Why They Kill explores the discoveries of a
maverick American criminologist, Dr. Lonnie Athens -- himself
the child of a violent family -- which challenge conventional
theories about violent behavior. By interviewing violent
criminals in prison, Dr. Athens has identified a pattern of
social development common to all seriously violent people --
a four-stage process he calls "violentization":
-- First, brutalization: A young person is forced by violence
or the threat of violence to submit to an aggressive
authority figure; he witnesses the violent subjugation of
intimates, and the authority figure coaches him to use
violence to settle disputes.
-- Second, belligerency: The dispirited subject, determined
to prevent his further violent subjugation, heeds his coach
and resolves to resort to violence.
-- Third, violent performances: His violent response to
provocation succeeds, and he reads respect and fear in the
eyes of others.
-- Fourth, virulency: Exultant, he determines from now on to
utilize serious violence as a means of dealing with people --
and he bonds with others who believe as he does.

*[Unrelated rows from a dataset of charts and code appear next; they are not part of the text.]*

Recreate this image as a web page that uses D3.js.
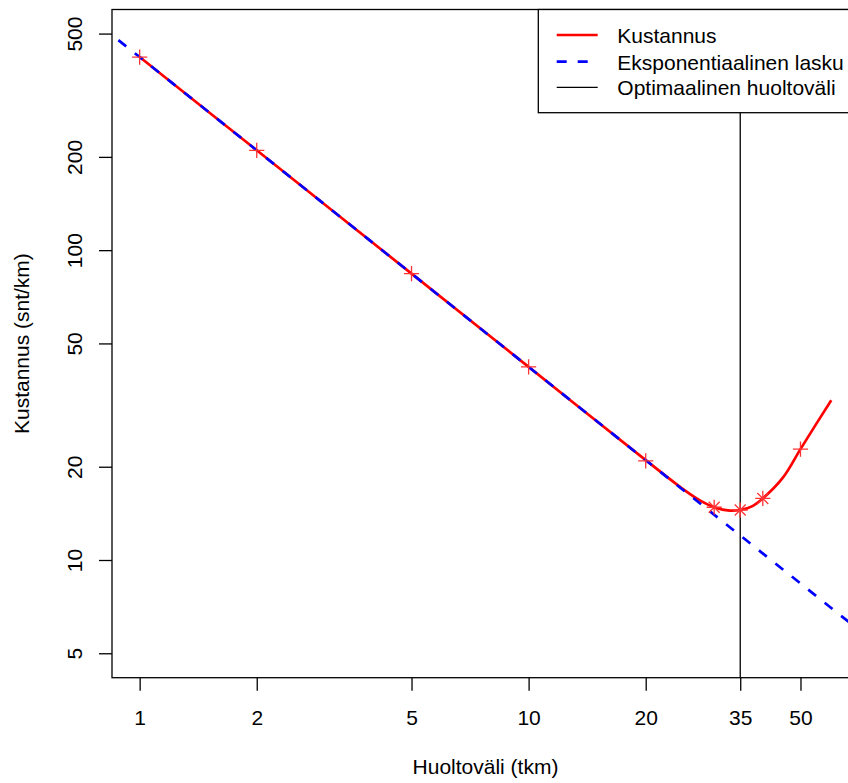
<!DOCTYPE html>
<html>
<head>
<meta charset="utf-8">
<script src="https://cdn.jsdelivr.net/npm/d3@7"></script>
<style>
  body { margin: 0; background: #fff; }
  svg { display: block; font-family: "Liberation Sans", Arial, sans-serif; }
</style>
</head>
<body>
<script>
// cost curve (red)
var costX = [1, 2, 5, 10, 20, 25, 27.5, 30, 32.5, 35, 37.5, 40, 45, 50, 55, 60];
var costY = [420, 210, 84, 42, 21, 16.9, 15.6, 14.8, 14.45, 14.5, 14.9, 15.8, 18.4, 22.8, 27.6, 32.8];

// measured points on the curve
var plusX = [1, 2, 5, 10, 20, 50];
var plusY = [420, 210, 84, 42, 20.9, 22.8];
var starX = [30, 35, 40];
var starY = [14.8, 14.5, 15.8];

// exponential decline (blue dashed), a straight line in log-log
var expX = [0.8, 1, 10, 75];
var expY = [525, 420, 42, 5.6];

// optimal interval
var optimum = 35;

var xTicks = [1, 2, 5, 10, 20, 35, 50];
var yTicks = [5, 10, 20, 50, 100, 200, 500];

var legendLabels = ["Kustannus", "Eksponentiaalinen lasku", "Optimaalinen huoltoväli"];

var W = 848, H = 783;
var plotL = 112, plotR = 859, plotT = 9.5, plotB = 677.7;
var fontSize = "21px";

var svg = d3.select("body").append("svg")
    .attr("width", W)
    .attr("height", H);

svg.append("rect").attr("width", W).attr("height", H).attr("fill", "#fff");

// log scales, R style 4% padding already in the domain
var x = d3.scaleLog().domain([0.849, 70.7]).range([plotL, plotR]);
var y = d3.scaleLog().domain([4.17, 598]).range([plotB, plotT]);

svg.append("clipPath").attr("id", "plotclip")
    .append("rect")
    .attr("x", plotL).attr("y", plotT)
    .attr("width", plotR - plotL).attr("height", plotB - plotT);

var plot = svg.append("g").attr("clip-path", "url(#plotclip)");

var line = d3.line()
    .x(function (d) { return x(d[0]); })
    .y(function (d) { return y(d[1]); });

// vertical line at the optimum
plot.append("line")
    .attr("x1", x(optimum)).attr("x2", x(optimum))
    .attr("y1", plotT).attr("y2", plotB)
    .attr("stroke", "#000")
    .attr("stroke-width", 1.3);

// cost curve
plot.append("path")
    .datum(d3.zip(costX, costY))
    .attr("d", line.curve(d3.curveCatmullRom.alpha(0.5)))
    .attr("fill", "none")
    .attr("stroke", "#ff0000")
    .attr("stroke-width", 2.7);

// exponential decline, drawn over the red line
plot.append("path")
    .datum(d3.zip(expX, expY))
    .attr("d", line.curve(d3.curveLinear))
    .attr("fill", "none")
    .attr("stroke", "#0000ff")
    .attr("stroke-width", 2.7)
    .attr("stroke-dasharray", "10,11");

var markColor = "#ff3333";
var s = 7.6;

// pch 3 plus signs
plot.selectAll(".plus")
    .data(d3.zip(plusX, plusY))
    .enter().append("path")
    .attr("class", "plus")
    .attr("d", function (d) {
        var cx = x(d[0]), cy = y(d[1]);
        return "M" + (cx - s) + "," + cy + "H" + (cx + s) +
            "M" + cx + "," + (cy - s) + "V" + (cy + s);
    })
    .attr("stroke", markColor)
    .attr("stroke-width", 1.3)
    .attr("fill", "none");

// pch 8 asterisks
plot.selectAll(".star")
    .data(d3.zip(starX, starY))
    .enter().append("path")
    .attr("class", "star")
    .attr("d", function (d) {
        var cx = x(d[0]), cy = y(d[1]), k = s * 0.72;
        return "M" + (cx - s) + "," + cy + "H" + (cx + s) +
            "M" + cx + "," + (cy - s) + "V" + (cy + s) +
            "M" + (cx - k) + "," + (cy - k) + "L" + (cx + k) + "," + (cy + k) +
            "M" + (cx - k) + "," + (cy + k) + "L" + (cx + k) + "," + (cy - k);
    })
    .attr("stroke", markColor)
    .attr("stroke-width", 1.3)
    .attr("fill", "none");

// x axis
var xAxis = d3.axisBottom(x)
    .tickValues(xTicks)
    .tickFormat(d3.format("d"))
    .tickSize(13);

var gx = svg.append("g")
    .attr("transform", "translate(0," + plotB + ")")
    .call(xAxis);
gx.select(".domain").remove();
gx.selectAll("line").attr("stroke", "#000").attr("stroke-width", 1.3);
gx.selectAll("text")
    .attr("fill", "#000")
    .style("font-size", fontSize)
    .attr("y", 47.5)
    .attr("dy", null);

// y axis, labels rotated like R's default las=0
var yAxis = d3.axisLeft(y)
    .tickValues(yTicks)
    .tickFormat(d3.format("d"))
    .tickSize(13);

var gy = svg.append("g")
    .attr("transform", "translate(" + plotL + ",0)")
    .call(yAxis);
gy.select(".domain").remove();
gy.selectAll("line").attr("stroke", "#000").attr("stroke-width", 1.3);
gy.selectAll("text")
    .attr("fill", "#000")
    .style("font-size", fontSize)
    .attr("x", null)
    .attr("dy", null)
    .attr("text-anchor", "middle")
    .attr("transform", "translate(" + (81.7 - plotL) + ",0) rotate(-90)");
gy.attr("font-family", null);
gx.attr("font-family", null);

// box around the plot
svg.append("rect")
    .attr("x", plotL).attr("y", plotT)
    .attr("width", plotR - plotL).attr("height", plotB - plotT)
    .attr("fill", "none")
    .attr("stroke", "#000")
    .attr("stroke-width", 1.3);

// axis titles
svg.append("text")
    .attr("x", (plotL + plotR) / 2)
    .attr("y", 774)
    .attr("text-anchor", "middle")
    .style("font-size", fontSize)
    .text("Huoltoväli (tkm)");

svg.append("text")
    .attr("transform", "translate(29.3," + ((plotT + plotB) / 2) + ") rotate(-90)")
    .attr("text-anchor", "middle")
    .style("font-size", fontSize)
    .text("Kustannus (snt/km)");

// legend (top right, runs off the picture like the original)
var legend = svg.append("g");
legend.append("rect")
    .attr("x", 538.3).attr("y", plotT)
    .attr("width", 400).attr("height", 112.7 - plotT)
    .attr("fill", "#fff")
    .attr("stroke", "#000")
    .attr("stroke-width", 1.3);

var legendRows = [
    { color: "#ff0000", width: 2.7, dash: null },
    { color: "#0000ff", width: 2.7, dash: "10,11" },
    { color: "#000", width: 1.3, dash: null }
];
var rowY = [35, 61.7, 87.3];

legendRows.forEach(function (r, i) {
    legend.append("line")
        .attr("x1", 556.7).attr("x2", 597.7)
        .attr("y1", rowY[i]).attr("y2", rowY[i])
        .attr("stroke", r.color)
        .attr("stroke-width", r.width)
        .attr("stroke-dasharray", r.dash);
    legend.append("text")
        .attr("x", 617.3)
        .attr("y", rowY[i] + 8)
        .style("font-size", fontSize)
        .text(legendLabels[i]);
});
</script>
</body>
</html>
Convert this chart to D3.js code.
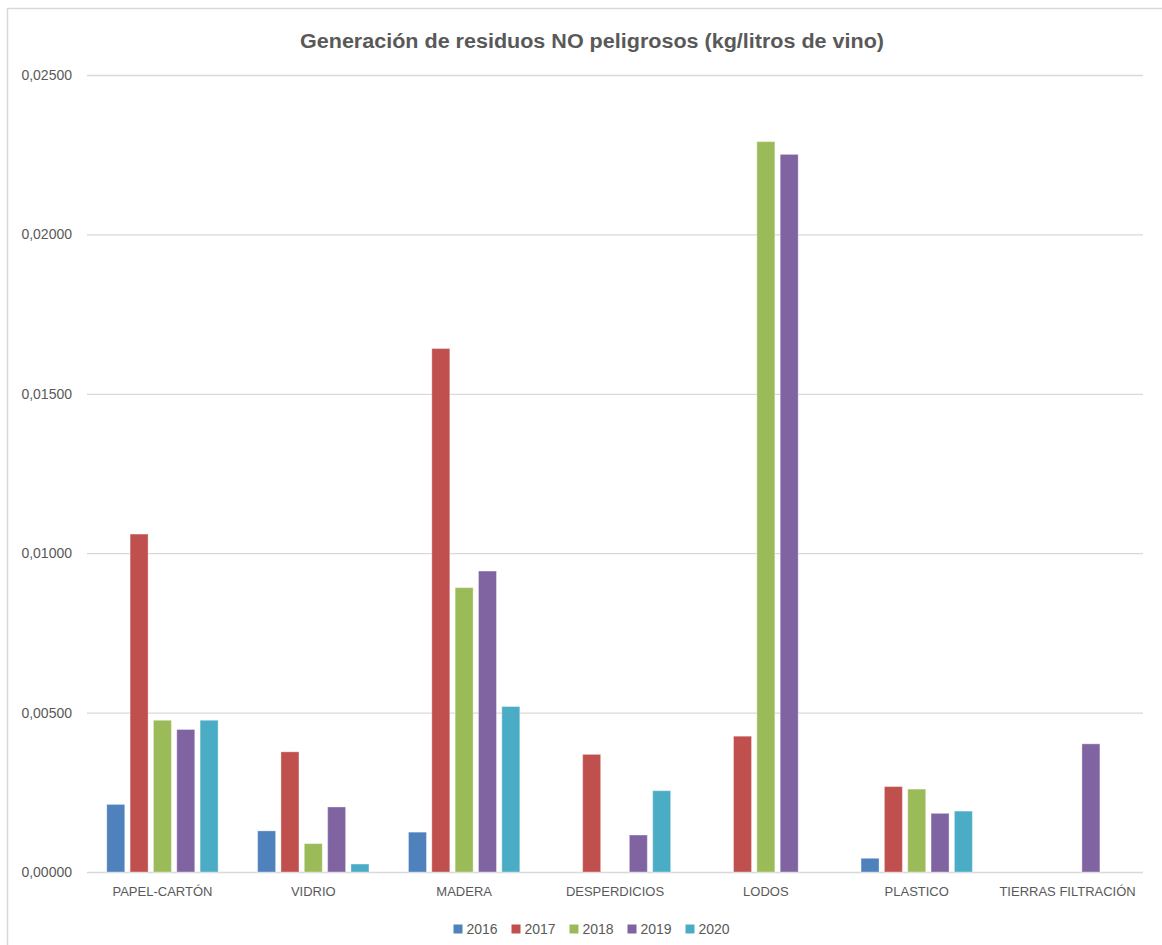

Since all four stages must be fully experienced in
sequence and completed to produce a violent individual, we
see how intervening to interrupt the process can prevent a
tragic outcome.
Rhodes supports Athens's theory with historical evidence
and shows how it explains such violent careers as those of
Perry Smith (the killer central to Truman Capote's narrative In
Cold Blood), Mike Tyson, "preppy rapist" Alex
Kelly, and Lee Harvey Oswald.
Why They Kill challenges with devastating evidence
the theory that violent behavior is impulsive, unconsciously
motivated and predetermined. It offers compelling insights
into the terrible, ongoing dilemma of criminal violence that
plagues families, neighborhoods, cities and schools.